Hunt appealed the case the next month. Finally, in December, the Arizona Supreme Court ruled in Hunt's favor, concluding that the ballots that were double-marked were invalid and should be thrown out.
Hunt won by 43 votes and was sworn in as governor on Christmas Day 1917. Campbell had served nearly a year in the office.
It’s important to remember this case.
The “move on” crowd has been depending on the impulse to just leave it all behind.
We shouldn’t.
Nope. That century old case is irrelevant to today’s courts. In the 1916 election the Republican was the certified winner and the Dim was the challenger. Courts don’t look at it the same way when a Republican challenges.
Arizona was only five years old in 1917.
The corrupt political machines (R & D) were still serving their apprenticeships. It took a bit longer to get them down pat.
It should be pretty obvious at this point in time that the courts across the country are going to “respect” the circumstances and conditions under which local elections are permitted by the citizens to proceed.
The processes need to be fixed proactively and legislatively-and ahead of time. Not retroactively and judicially after the fact.
Perhaps criminal interference with the legislative process might get you some time in front of a judge and jury-but they’re not gonna overturn an election.
I’ve been curious as to why the focus is on an election redo instead of the lower bar of ordering a manual recount in Maricopa. Has the 25,000 vote discrepancy between Maricopa and the SoS been resolved (if so, how?)? What about the large numbers of votes thrown into Box 3, and others supposedly counted without witnesses. The 4,000 uncounted provisional ballots? A recount in Maricopa would likely put the Republican into the AG’s office easily. If the Gov and other offices aren’t reversed, the AG can investigate malfeasance.
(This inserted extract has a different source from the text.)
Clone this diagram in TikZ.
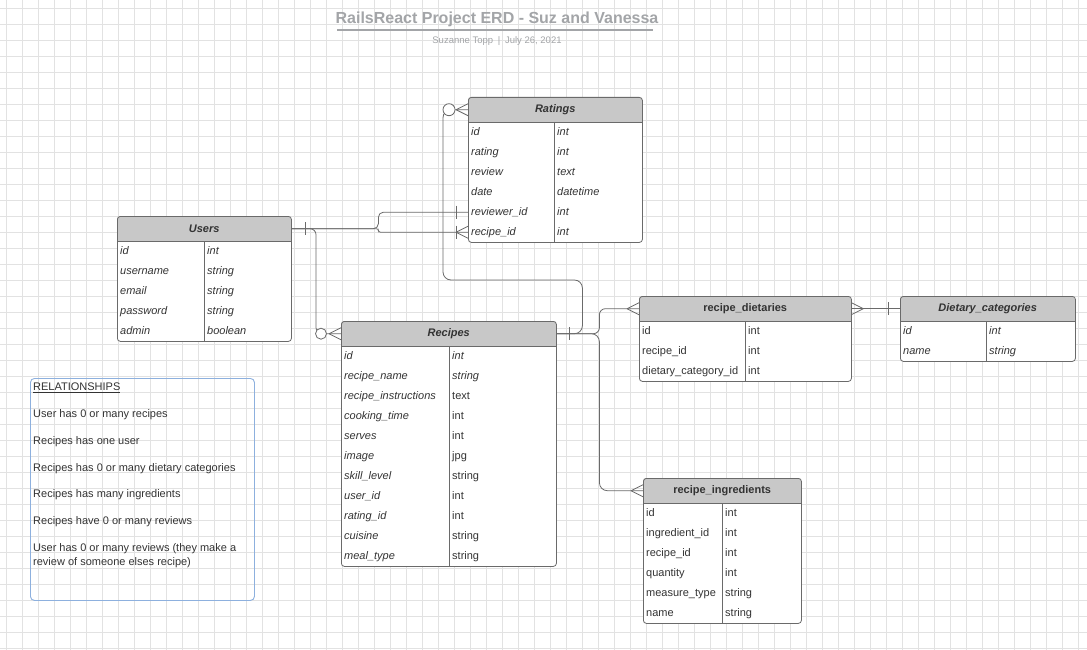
\documentclass[tikz,border=0pt]{standalone}
\usepackage{fontspec}
\setmainfont{Liberation Sans}
\usetikzlibrary{calc}
\definecolor{hdrgray}{HTML}{C8C8C8}
\definecolor{txt}{HTML}{333333}
\definecolor{lineg}{HTML}{6A6A6A}
\definecolor{gridc}{HTML}{E2E2E2}
\definecolor{titleg}{HTML}{A3A5A8}
\definecolor{relblue}{HTML}{8DB0DE}
\tikzset{
 tblhead/.style={inner sep=0pt, minimum height=25pt, text=txt, font=\fontsize{11}{13}\selectfont\bfseries},
 tblbox/.style={draw=lineg, line width=0.8pt, rounded corners=3pt, inner sep=0pt},
 tblline/.style={draw=lineg, line width=0.8pt},
 fieldcell/.style={inner xsep=3pt, inner ysep=0pt, minimum height=20pt, text height=9pt, text depth=1.5pt, text=txt, font=\fontsize{11}{13}\selectfont, align=left},
 conn/.style={draw=lineg, line width=0.8pt},
 crowline/.style={draw=lineg, line width=0.8pt},
 zcircle/.style={draw=lineg, fill=white, line width=0.8pt},
 reltext/.style={anchor=west, inner sep=0pt, text height=8pt, text depth=2.5pt, text=txt, font=\fontsize{11}{14}\selectfont, align=left},
 gridline/.style={draw=gridc, line width=0.6pt},
}
% #1 name, #2 x1, #3 x2, #4 xdiv, #5 ytop, #6 title, #7 nrows, #8 rows
\newcommand\erdtab[8]{%
 \pgfmathsetmacro\erdyh{#5+25}%
 \pgfmathsetmacro\erdyb{#5+25+20*#7}%
 \pgfmathsetmacro\erdtw{#3-#2}%
 \pgfmathsetmacro\erdth{\erdyb-#5}%
 \pgfmathsetmacro\erdcw{#4-#2-6}%
 \pgfmathsetmacro\erddw{#3-#4-6}%
 \begin{scope}
  \clip[rounded corners=3pt] (#2,#5) rectangle (#3,\erdyb);
  \fill[white] (#2,#5) rectangle (#3,\erdyb);
  \fill[hdrgray] (#2,#5) rectangle (#3,\erdyh);
 \end{scope}
 \node[tblhead, minimum width=\erdtw pt, anchor=north west] (#1h) at (#2,#5) {#6};
 \draw[tblline] (#2,\erdyh) -- (#3,\erdyh);
 \draw[tblline] (#4,\erdyh) -- (#4,\erdyb);
 \node[tblbox, minimum width=\erdtw pt, minimum height=\erdth pt, anchor=north west] (#1) at (#2,#5) {};
 \foreach \nm/\ty/\ns/\ts [count=\i] in {#8} {
   \node[fieldcell, text width=\erdcw pt, anchor=north west] (#1-\i) at (#2,{#5+25+20*(\i-1)}) {\ns\nm};
   \node[fieldcell, text width=\erddw pt, anchor=north west] (#1-\i t) at (#4,{#5+25+20*(\i-1)}) {\ts\ty};
 }
}
% crow's foot: #1 anchor on table edge, #2 = 1 if table lies to the right of the apex, -1 if to the left
\newcommand\crowin[2]{%
 \draw[crowline] ($(#1)+(-12*#2,0)$) -- ($(#1)+(0,6)$) ($(#1)+(-12*#2,0)$) -- ($(#1)+(0,-6)$);}
\newcommand\erdtick[2]{%
 \draw[crowline] ($(#1)+(#2,-6.5)$) -- ($(#1)+(#2,6.5)$);}
\begin{document}
\begin{tikzpicture}[x=1pt,y=-1pt]
\useasboundingbox (0,0) rectangle (1087,650);
\fill[white] (0,0) rectangle (1087,650);
% grid
\foreach \gx in {0,16,...,1087} { \draw[gridline] (\gx+6,0) -- (\gx+6,650); }
\foreach \gy in {0,16,...,650} { \draw[gridline] (0,\gy+8) -- (1087,\gy+8); }

% title
\node[font=\fontsize{16}{19}\selectfont\bfseries, text=titleg, inner sep=0pt] (title) at (497,19) {RailsReact Project ERD - Suz and Vanessa};
\draw[draw=titleg, line width=1.6pt] (337,30) -- (653,30);
\node[font=\fontsize{9.5}{11}\selectfont, text=titleg, inner sep=0pt] (subtitle) at (497,41) {Suzanne Topp\enspace|\enspace July 26, 2021};

% tables
\erdtab{ratings}{468}{642}{554}{97}{\itshape Ratings}{6}{id/int/\itshape/\itshape, rating/int/\itshape/\itshape, review/text/\itshape/\itshape, date/datetime/\itshape/\itshape, reviewer\_id/int/\itshape/\itshape, recipe\_id/int/\itshape/\itshape}
\erdtab{users}{117}{291}{204}{216}{\itshape Users}{5}{id/int/\itshape/\itshape, username/string/\itshape/\itshape, email/string/\itshape/\itshape, password/string/\itshape/\itshape, admin/boolean/\itshape/\itshape}
\erdtab{recipes}{341}{556}{449}{321}{\itshape Recipes}{11}{id/int/\itshape/\itshape, recipe\_name/string/\itshape/\itshape, recipe\_instructions/text/\itshape/\upshape, cooking\_time/int/\itshape/\upshape, serves/int/\itshape/\upshape, image/jpg/\itshape/\upshape, skill\_level/string/\itshape/\upshape, user\_id/int/\itshape/\upshape, rating\_id/int/\itshape/\upshape, cuisine/string/\itshape/\upshape, meal\_type/string/\itshape/\upshape}
\erdtab{rd}{639}{851}{745}{296}{recipe\_dietaries}{3}{id/int/\upshape/\upshape, recipe\_id/int/\upshape/\upshape, dietary\_category\_id/int/\upshape/\upshape}
\erdtab{dc}{900}{1075}{986}{296}{\itshape Dietary\_categories}{2}{id/int/\itshape/\itshape, name/string/\itshape/\itshape}
\erdtab{ri}{643}{801}{722}{478}{recipe\_ingredients}{6}{id/int/\upshape/\upshape, ingredient\_id/int/\upshape/\upshape, recipe\_id/int/\upshape/\upshape, quantity/int/\upshape/\upshape, measure\_type/string/\upshape/\upshape, name/string/\upshape/\upshape}

% connectors
% Users -> Recipes (one to zero-or-many)
\draw[conn, rounded corners=6pt] (usersh.east) -| ($(recipesh.west)+(-25,0)$) -- (recipesh.west);
\erdtick{usersh.east}{14}
\crowin{recipesh.west}{1}
\draw[zcircle] ($(recipesh.west)+(-20,0)$) circle (5.5pt);

% Users -> Ratings reviewer_id / recipe_id
\draw[conn, rounded corners=5pt] (usersh.east) -- ($(usersh.east)+(87,0)$) |- (ratings-5.west);
\draw[conn, rounded corners=2pt] (usersh.east) -- ($(usersh.east)+(87,0)$) |- (ratings-6.west);
\erdtick{ratings-5.west}{-12}
\erdtick{ratings-6.west}{-12}
\crowin{ratings-6.west}{1}

% Ratings -> Recipes
\coordinate (rrbend) at (443,280);
\draw[conn, rounded corners=8pt] (ratingsh.west) -| (rrbend) -| ($(recipesh.east)+(26,0)$) -- (recipesh.east);
\crowin{ratingsh.west}{1}
\draw[zcircle] ($(ratingsh.west)+(-19,0)$) circle (6pt);
\erdtick{recipesh.east}{13}

% Recipes -> recipe_dietaries / recipe_ingredients
\draw[conn, rounded corners=6pt] (recipesh.east) -- ($(recipesh.east)+(43,0)$) |- (rdh.west);
\draw[conn, rounded corners=8pt] (recipesh.east) -- ($(recipesh.east)+(43,0)$) |- (rih.west);
\crowin{rdh.west}{1}
\crowin{rih.west}{1}

% recipe_dietaries -> Dietary_categories
\draw[conn] (rdh.east) -- (dch.west);
\crowin{rdh.east}{-1}
\erdtick{dch.west}{-12}

% relationships box
\node[draw=relblue, line width=0.9pt, rounded corners=4pt, minimum width=224pt, minimum height=222pt, anchor=north west, inner sep=0pt] (relbox) at (30,378) {};
\node[reltext] (rel0) at (33,388) {\underline{RELATIONSHIPS}};
\node[reltext] (rel1) at (33,415) {User has 0 or many recipes};
\node[reltext] (rel2) at (33,442) {Recipes has one user};
\node[reltext] (rel3) at (33,469) {Recipes has 0 or many dietary categories};
\node[reltext] (rel4) at (33,495) {Recipes has many ingredients};
\node[reltext] (rel5) at (33,522) {Recipes have 0 or many reviews};
\node[reltext, text height=, text depth=] (rel6) at (33,556) {User has 0 or many reviews (they make a\\review of someone elses recipe)};
\end{tikzpicture}
\end{document}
GWP Hunt was basically Arizona’s Governor from 1912 to the mid 30s. He was a typical Southern-style Democrat ( which is what political persuasion ran the state until the 1950s)
That would take intelligence, honesty and patriotism. Unfortunately, these are qualities that preclude an individual from holding an office where the required changes can be produced. It would also require a desire to toss the status quo...to actually craft unbiased and verifiable elections. Again, not a politician's strong suit.
That’s a generalization that certainly did not used to apply to Arizona up until maybe just recently and maybe not even now.
The judge in Lake’s case was a Mormon ex-Army officer appointed by Jan Brewer originally. Since the state has been run by Republicans since the ersatz reign of error under Janet Napolitano, most judges there now fit a more “conservative” mold.
But Thompson really isn’t “conservative” in the sense that most think of; he’s a Mormon. How that is different could take me a book to explain, but having grown up in NON-Mormon Arizona and lived in Utah for almost a decade, I can safely tell you it’s nothing you’ve experienced in Deep South Alabama.
There are plenty of straight forward judges in Arizona. This guy isn’t one of them, but for reasons different from what you might think.